Danielle Alvarez’s Always Add Lemon

In her first cookbook, Always Add Lemon, chef Danielle Alvarez of Sydney Institution Fred’s delivers inspired recipes for cooks who use food to discover the new, celebrate the old, and believe in the power of food and the joy it can bring…

Fig and Goat’s Curd Salad with Smoky Paprika Vinaigrette


8 ripe figs
12 large rocket (arugula) leaves
150 g fresh goat’s curd
70 g toasted almonds

20 ml sherry vinegar
20 ml agrodolce-style white-wine vinegar
½ garlic clove
1 ½ teaspoons pimentón de La Vera dulce
100 ml extra-virgin olive oil

To make your dressing, combine the vinegars in a jar and grate in the garlic. Add a pinch of salt and the pimentón and shake to combine. Next, add the olive oil and shake again. This can be made ahead of time, but no more than a few hours as the raw garlic tends to change over time and becomes stronger and sweeter.

Tear open your figs at the centre and arrange them on a platter with the rocket and goat’s curd crumbled around. Shake your vinaigrette just before pouring it right over everything. Use only enough to drizzle; you don’t want to drown out the other ingredients. Finally, scatter your toasted almonds over the top and finish with a good sprinkle of salt. Serve immediately.

Buttermilk-Marinated Chicken with Roasted Grapes and Za’atar


1.2 kg chicken, butterflied
600 ml buttermilk
1.5 litres full-cream (whole) milk extra-virgin olive oil, for drizzling
1 tablespoon za’atar
150 g red wine grapes
50 ml verjus, or red or white wine
50 ml chicken stock (page 12 of the cookbook, or use store-bought)
25 g butter
1 teaspoon sherry or red-wine vinegar
5 brined grape leaves (optional)

If you don’t have access to wine grapes, use sweet red table grapes instead. Brining, or to be more technically correct, marinating in a mixture of milk and buttermilk, tenderises meat due to the interaction of the calcium and certain acids found in milk, but another happy coincidence is that the sugar in the milk, also known as lactose, helps produce a beautiful golden colour.

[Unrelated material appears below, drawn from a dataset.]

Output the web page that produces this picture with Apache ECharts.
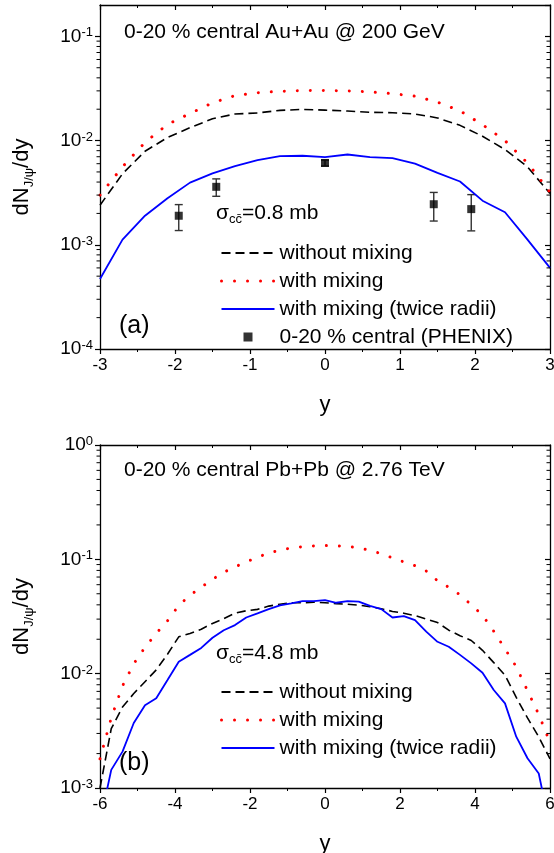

Ask your butcher to butterfly the chicken for you – it will make life easier.

Season your bird with salt and refrigerate for 30 minutes, then place your chicken in a bowl that will hold it snugly. If the bowl is too large, the liquid won’t cover the chicken. Alternatively, you can use a sealable plastic bag. Pour the buttermilk and milk over the bird and leave it to marinate in the refrigerator for 24 hours.

Preheat the oven to 200°C.

The next day, remove the bird from the liquid and set it directly in a roasting tin, skin side up, and allow it to come to room temperature. Set a chargrill pan over a medium–high heat or get an outdoor grill quite hot. Drizzle the chicken skin with a little oil and place the whole flattened bird on the grill to get it nicely coloured. Sear for about 5–7 minutes. Once you have good grill marks, flip the bird over and place it directly on a roasting rack, skin side up. Roast the chicken in the oven for 20–30 minutes, or until the internal temperature reaches 70°C on a cooking thermometer. Approximately 10 minutes before your chicken is finished, drizzle it with some extra olive oil and sprinkle the za’atar over the top. When the bird is cooked, remove it from the oven and set it on a chopping board to rest for 20 minutes.

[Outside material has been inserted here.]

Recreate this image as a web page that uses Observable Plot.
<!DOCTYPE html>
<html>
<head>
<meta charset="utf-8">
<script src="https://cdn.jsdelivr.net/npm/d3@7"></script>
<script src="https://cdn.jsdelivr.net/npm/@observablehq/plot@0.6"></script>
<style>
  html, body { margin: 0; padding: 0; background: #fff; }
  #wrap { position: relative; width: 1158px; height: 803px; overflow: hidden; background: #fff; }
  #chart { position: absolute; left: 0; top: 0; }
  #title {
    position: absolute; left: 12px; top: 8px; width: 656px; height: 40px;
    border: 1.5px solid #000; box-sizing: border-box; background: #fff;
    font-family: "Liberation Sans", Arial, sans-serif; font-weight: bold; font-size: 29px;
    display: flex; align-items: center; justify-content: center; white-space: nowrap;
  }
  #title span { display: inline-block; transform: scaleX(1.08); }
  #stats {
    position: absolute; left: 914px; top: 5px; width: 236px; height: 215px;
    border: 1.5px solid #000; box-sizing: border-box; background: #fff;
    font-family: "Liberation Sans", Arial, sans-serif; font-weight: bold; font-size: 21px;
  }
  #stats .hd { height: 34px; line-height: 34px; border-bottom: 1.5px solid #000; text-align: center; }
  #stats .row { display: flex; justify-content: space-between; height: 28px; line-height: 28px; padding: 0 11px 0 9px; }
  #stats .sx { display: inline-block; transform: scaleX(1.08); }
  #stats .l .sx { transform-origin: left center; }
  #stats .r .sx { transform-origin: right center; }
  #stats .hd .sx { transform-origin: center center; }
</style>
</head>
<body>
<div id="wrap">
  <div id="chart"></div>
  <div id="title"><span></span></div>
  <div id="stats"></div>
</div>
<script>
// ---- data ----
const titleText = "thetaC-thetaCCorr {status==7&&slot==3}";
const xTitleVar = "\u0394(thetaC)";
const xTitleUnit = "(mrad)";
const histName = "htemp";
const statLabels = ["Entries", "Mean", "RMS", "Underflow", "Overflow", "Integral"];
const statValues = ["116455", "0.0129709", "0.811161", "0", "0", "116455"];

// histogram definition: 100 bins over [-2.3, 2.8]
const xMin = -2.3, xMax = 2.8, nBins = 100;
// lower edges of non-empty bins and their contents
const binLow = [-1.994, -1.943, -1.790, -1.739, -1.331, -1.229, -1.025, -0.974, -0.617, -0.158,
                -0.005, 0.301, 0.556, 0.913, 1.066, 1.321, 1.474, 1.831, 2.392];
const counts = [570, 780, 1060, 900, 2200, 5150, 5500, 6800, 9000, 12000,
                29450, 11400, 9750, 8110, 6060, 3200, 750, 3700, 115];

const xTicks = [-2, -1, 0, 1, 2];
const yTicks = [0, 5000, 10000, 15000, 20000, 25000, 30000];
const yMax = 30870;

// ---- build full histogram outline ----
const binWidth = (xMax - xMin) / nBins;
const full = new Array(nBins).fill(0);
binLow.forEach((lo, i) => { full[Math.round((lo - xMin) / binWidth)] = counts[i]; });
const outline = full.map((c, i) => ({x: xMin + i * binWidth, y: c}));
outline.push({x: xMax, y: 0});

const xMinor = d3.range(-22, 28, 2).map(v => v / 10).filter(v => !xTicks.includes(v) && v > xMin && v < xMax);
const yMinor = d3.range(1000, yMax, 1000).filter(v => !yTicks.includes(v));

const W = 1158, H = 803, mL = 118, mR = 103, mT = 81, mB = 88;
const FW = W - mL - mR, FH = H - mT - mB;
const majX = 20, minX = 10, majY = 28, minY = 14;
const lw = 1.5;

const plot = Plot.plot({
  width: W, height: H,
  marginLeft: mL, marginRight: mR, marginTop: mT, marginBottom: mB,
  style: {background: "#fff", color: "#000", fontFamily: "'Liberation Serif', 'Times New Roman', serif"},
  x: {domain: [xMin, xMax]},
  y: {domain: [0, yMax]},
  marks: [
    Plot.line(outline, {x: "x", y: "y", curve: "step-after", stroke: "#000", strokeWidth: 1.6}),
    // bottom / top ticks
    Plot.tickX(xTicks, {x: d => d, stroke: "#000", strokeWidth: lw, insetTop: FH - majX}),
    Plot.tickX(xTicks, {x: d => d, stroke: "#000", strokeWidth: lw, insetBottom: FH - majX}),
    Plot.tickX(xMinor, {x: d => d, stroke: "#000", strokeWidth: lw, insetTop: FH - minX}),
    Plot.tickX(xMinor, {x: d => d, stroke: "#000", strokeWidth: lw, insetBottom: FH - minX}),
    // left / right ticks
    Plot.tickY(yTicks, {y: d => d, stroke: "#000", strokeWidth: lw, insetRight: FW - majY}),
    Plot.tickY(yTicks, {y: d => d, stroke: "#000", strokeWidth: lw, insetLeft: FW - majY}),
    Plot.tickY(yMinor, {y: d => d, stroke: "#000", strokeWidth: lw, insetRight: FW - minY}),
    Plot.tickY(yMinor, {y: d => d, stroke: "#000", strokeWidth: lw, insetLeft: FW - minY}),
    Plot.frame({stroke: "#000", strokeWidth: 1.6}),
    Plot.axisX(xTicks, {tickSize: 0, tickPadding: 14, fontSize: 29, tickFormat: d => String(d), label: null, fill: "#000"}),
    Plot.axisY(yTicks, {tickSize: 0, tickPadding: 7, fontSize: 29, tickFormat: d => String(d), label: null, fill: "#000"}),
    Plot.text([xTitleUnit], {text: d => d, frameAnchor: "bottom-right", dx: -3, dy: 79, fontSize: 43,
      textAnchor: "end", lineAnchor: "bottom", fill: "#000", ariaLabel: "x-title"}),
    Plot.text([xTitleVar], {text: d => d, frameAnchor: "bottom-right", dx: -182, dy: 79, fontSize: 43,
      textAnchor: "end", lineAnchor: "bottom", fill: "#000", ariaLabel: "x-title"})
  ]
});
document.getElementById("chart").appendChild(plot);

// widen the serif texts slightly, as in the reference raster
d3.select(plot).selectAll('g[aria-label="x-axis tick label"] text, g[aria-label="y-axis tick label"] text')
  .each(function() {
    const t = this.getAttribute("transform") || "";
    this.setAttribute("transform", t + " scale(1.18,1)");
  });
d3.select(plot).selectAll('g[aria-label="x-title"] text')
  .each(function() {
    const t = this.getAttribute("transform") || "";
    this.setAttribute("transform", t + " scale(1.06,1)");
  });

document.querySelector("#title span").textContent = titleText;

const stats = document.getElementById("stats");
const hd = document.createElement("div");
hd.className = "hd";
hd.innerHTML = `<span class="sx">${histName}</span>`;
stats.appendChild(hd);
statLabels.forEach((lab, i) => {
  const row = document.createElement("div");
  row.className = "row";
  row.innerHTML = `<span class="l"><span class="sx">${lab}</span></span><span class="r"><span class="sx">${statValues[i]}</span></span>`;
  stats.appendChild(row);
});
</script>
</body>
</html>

Next, check the roasting tray. If the fat and dripping look quite burned, rinse it off before adding your grapes to the tin, but if the dripping is just deeply caramelised, place your grapes on top of that spot on the tray. Pour the verjus onto the grapes and sprinkle them with salt and olive oil. Return the tray to the oven and roast at 220°C for 10–15 minutes, or until the grapes swell and look like they will burst. Remove from the oven and set the grapes aside. To make a little sauce, place the roasting tin over a medium–low heat on the stove and add the chicken stock and any juices the chicken has released while resting. Add the butter and let it simmer, reduce and thicken. Add the vinegar to the sauce once reduced. It may need a bit more salt or butter depending on the sourness of the grapes, so have a taste. Set aside for pouring over the chicken.

I like to fry some brined grape leaves in olive oil until they are crispy, but this is not essential, just beautiful and tasty. Carve your chicken and serve with the roasted grapes and all the juice poured over it, and the grape leaves, if you’ve done them.